> Given request: The required output is the block of lines from the line with "Convert this chart to matplotlib code." to the line with "from matplotlib.transforms import", endpoints included and pictures omitted.

> Information provided:
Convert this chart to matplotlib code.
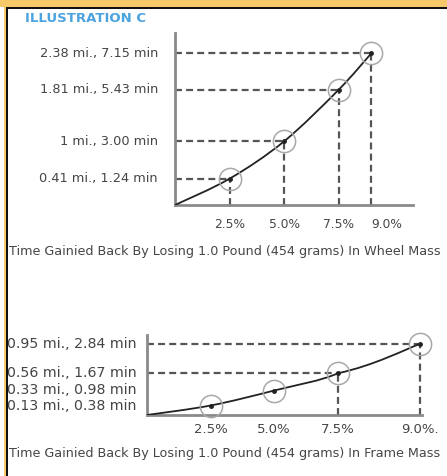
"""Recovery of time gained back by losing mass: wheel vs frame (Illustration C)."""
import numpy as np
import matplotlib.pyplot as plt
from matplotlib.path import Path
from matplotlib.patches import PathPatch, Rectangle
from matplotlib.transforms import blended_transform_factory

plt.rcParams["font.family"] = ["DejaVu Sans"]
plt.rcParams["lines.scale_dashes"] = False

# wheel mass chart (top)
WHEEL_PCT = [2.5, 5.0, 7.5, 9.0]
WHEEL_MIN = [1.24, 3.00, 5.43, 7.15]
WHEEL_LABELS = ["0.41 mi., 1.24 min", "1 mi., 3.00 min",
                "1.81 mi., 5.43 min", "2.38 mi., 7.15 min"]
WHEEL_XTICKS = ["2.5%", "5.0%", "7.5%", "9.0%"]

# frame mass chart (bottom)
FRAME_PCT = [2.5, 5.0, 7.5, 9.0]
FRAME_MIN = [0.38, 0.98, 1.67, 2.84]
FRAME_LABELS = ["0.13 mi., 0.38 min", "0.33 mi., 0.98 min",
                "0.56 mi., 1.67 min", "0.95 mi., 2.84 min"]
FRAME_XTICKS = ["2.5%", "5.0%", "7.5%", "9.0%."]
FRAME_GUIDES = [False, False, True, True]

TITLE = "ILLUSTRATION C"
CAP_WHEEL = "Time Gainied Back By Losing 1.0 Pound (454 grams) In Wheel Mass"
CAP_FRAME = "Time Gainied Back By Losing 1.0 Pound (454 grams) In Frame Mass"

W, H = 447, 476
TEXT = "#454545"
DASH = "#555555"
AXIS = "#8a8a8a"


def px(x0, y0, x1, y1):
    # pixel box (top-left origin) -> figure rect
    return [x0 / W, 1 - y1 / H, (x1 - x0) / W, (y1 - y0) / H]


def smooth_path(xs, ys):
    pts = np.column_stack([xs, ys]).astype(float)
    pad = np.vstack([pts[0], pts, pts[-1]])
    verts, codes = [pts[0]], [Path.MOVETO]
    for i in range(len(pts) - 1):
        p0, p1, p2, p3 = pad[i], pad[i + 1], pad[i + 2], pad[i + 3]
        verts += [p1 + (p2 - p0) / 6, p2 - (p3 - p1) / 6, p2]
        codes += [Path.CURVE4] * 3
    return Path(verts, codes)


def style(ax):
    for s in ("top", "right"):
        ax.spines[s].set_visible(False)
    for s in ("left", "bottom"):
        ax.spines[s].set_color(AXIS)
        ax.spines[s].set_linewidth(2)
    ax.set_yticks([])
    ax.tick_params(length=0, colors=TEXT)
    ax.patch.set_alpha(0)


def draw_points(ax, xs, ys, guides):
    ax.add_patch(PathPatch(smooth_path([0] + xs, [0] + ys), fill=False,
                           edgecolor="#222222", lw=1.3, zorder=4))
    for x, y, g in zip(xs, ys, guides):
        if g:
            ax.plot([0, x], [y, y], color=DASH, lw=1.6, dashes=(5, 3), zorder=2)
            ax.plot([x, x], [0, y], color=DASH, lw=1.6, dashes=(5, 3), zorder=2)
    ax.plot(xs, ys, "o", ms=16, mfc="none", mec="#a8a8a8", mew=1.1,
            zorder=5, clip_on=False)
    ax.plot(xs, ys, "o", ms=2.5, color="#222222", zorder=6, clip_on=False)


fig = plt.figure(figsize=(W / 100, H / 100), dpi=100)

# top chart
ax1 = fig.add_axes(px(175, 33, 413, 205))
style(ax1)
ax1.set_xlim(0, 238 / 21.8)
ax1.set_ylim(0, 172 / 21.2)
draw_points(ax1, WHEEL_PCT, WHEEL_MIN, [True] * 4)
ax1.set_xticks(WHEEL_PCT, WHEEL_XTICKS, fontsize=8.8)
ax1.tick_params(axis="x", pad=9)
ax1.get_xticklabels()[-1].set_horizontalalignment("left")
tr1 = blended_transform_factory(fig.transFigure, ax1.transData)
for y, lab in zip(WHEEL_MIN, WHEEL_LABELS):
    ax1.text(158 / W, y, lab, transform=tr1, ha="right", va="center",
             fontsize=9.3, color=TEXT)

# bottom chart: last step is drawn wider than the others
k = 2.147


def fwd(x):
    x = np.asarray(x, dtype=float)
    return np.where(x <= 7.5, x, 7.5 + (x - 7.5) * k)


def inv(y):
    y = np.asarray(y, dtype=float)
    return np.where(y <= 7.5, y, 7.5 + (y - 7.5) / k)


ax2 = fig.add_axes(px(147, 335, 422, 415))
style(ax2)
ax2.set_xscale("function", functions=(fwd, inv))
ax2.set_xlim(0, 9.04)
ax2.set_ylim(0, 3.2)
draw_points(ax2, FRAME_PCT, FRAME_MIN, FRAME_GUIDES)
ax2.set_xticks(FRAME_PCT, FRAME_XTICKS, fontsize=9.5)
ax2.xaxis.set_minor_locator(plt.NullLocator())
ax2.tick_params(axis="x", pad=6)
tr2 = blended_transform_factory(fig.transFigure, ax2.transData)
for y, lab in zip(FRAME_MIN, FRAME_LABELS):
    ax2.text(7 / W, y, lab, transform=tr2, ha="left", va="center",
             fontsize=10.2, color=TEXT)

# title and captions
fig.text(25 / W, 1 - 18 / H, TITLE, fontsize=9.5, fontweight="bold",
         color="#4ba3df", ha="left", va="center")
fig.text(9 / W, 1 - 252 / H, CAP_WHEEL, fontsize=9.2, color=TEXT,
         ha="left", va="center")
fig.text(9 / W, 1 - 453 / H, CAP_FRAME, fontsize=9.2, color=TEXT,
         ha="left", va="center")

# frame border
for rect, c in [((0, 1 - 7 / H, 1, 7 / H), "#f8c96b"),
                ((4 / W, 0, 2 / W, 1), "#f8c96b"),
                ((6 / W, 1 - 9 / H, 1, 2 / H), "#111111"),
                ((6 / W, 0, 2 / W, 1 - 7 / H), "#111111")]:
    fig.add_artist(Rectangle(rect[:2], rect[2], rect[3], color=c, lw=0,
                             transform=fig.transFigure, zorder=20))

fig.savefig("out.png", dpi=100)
* * *
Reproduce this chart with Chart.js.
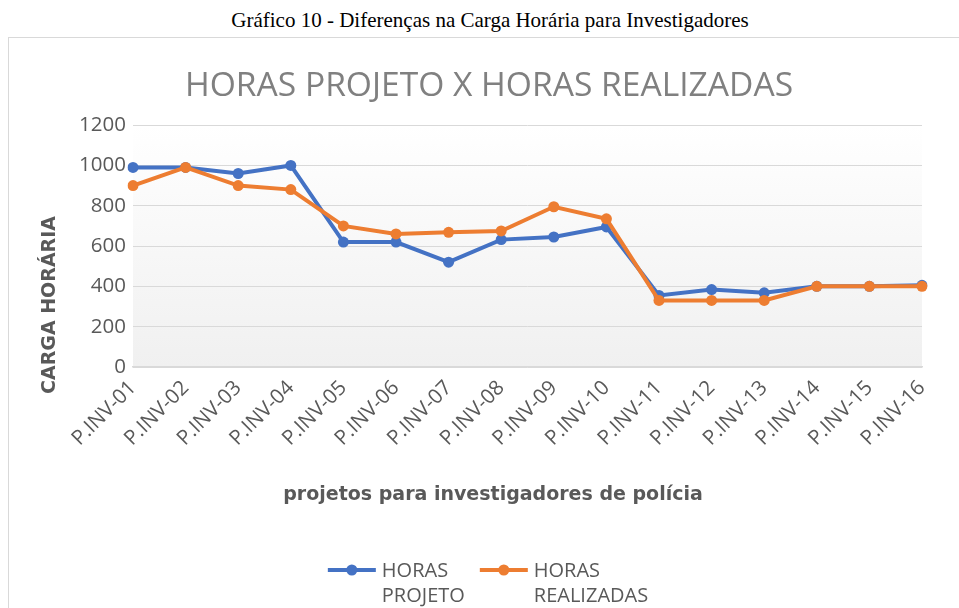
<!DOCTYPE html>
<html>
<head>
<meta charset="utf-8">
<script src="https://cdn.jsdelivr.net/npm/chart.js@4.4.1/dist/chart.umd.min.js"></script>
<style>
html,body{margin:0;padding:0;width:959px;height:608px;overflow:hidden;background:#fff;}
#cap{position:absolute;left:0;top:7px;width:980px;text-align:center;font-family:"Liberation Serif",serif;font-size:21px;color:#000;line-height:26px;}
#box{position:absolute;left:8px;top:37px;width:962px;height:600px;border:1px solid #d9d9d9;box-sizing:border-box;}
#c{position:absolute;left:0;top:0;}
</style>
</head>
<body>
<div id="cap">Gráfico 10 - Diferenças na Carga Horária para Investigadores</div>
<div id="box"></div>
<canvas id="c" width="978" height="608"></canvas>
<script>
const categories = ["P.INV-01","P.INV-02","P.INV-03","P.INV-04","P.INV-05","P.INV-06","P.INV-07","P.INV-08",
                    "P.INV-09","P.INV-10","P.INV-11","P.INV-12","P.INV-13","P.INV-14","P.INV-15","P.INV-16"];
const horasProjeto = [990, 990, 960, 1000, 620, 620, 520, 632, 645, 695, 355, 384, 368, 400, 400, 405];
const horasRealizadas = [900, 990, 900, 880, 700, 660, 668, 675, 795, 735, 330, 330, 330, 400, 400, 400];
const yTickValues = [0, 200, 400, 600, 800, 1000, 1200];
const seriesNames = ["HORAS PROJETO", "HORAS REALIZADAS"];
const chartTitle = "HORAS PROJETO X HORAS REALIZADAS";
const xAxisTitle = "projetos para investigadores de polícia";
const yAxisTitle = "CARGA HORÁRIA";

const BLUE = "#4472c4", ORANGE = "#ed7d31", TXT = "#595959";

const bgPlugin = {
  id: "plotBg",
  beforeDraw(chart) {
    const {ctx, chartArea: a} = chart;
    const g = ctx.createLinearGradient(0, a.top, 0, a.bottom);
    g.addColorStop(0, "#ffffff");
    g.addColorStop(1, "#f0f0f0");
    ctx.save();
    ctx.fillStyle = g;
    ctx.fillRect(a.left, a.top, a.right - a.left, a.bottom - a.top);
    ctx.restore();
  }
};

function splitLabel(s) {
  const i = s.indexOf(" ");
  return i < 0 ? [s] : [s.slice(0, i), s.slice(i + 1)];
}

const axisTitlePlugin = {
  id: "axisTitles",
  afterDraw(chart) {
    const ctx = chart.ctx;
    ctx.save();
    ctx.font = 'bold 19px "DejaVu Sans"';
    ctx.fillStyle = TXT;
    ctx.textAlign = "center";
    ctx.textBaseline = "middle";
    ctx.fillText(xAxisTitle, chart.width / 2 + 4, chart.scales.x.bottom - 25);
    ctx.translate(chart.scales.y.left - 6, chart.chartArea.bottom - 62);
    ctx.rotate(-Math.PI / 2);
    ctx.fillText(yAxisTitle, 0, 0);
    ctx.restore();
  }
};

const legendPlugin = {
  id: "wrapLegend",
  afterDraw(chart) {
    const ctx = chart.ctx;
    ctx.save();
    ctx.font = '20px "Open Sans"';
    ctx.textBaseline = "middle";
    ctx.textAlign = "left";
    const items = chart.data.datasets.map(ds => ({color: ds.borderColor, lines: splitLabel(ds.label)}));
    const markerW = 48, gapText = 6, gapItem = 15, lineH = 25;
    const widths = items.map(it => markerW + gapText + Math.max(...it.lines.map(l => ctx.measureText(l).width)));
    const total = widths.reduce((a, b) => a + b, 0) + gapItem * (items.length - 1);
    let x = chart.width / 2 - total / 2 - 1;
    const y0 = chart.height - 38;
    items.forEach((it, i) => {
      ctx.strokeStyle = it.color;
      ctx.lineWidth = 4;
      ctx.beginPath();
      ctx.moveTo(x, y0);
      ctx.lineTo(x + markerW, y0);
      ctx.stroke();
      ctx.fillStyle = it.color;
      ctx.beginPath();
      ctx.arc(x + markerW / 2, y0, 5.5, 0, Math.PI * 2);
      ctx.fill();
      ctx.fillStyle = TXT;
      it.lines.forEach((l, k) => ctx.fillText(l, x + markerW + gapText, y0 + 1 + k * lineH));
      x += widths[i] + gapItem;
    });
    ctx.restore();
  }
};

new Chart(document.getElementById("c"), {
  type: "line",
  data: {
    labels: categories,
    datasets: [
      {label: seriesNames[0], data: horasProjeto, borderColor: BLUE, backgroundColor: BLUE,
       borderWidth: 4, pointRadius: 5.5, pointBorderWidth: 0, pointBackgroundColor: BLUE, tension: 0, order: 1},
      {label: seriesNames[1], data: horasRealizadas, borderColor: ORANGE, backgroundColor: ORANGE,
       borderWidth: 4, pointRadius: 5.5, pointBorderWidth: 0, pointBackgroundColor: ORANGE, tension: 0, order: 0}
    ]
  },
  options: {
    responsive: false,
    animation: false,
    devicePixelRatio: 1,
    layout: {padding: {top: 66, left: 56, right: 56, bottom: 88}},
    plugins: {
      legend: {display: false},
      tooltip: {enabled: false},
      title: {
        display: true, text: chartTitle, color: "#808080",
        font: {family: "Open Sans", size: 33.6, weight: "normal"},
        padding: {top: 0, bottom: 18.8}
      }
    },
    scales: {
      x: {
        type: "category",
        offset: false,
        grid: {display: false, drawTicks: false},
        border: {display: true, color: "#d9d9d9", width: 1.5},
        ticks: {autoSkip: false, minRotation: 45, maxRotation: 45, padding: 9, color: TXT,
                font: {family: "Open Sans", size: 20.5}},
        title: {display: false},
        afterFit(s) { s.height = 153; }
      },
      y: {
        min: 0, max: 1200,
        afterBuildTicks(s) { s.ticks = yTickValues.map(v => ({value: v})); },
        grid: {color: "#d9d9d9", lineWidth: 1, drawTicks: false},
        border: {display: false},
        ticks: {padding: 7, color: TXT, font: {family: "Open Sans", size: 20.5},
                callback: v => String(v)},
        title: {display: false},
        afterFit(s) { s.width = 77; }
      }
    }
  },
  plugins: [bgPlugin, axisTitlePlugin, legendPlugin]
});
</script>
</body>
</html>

> Answer to the task:
Convert this chart to matplotlib code.
"""Recovery of time gained back by losing mass: wheel vs frame (Illustration C)."""
import numpy as np
import matplotlib.pyplot as plt
from matplotlib.path import Path
from matplotlib.patches import PathPatch, Rectangle
from matplotlib.transforms import blended_transform_factory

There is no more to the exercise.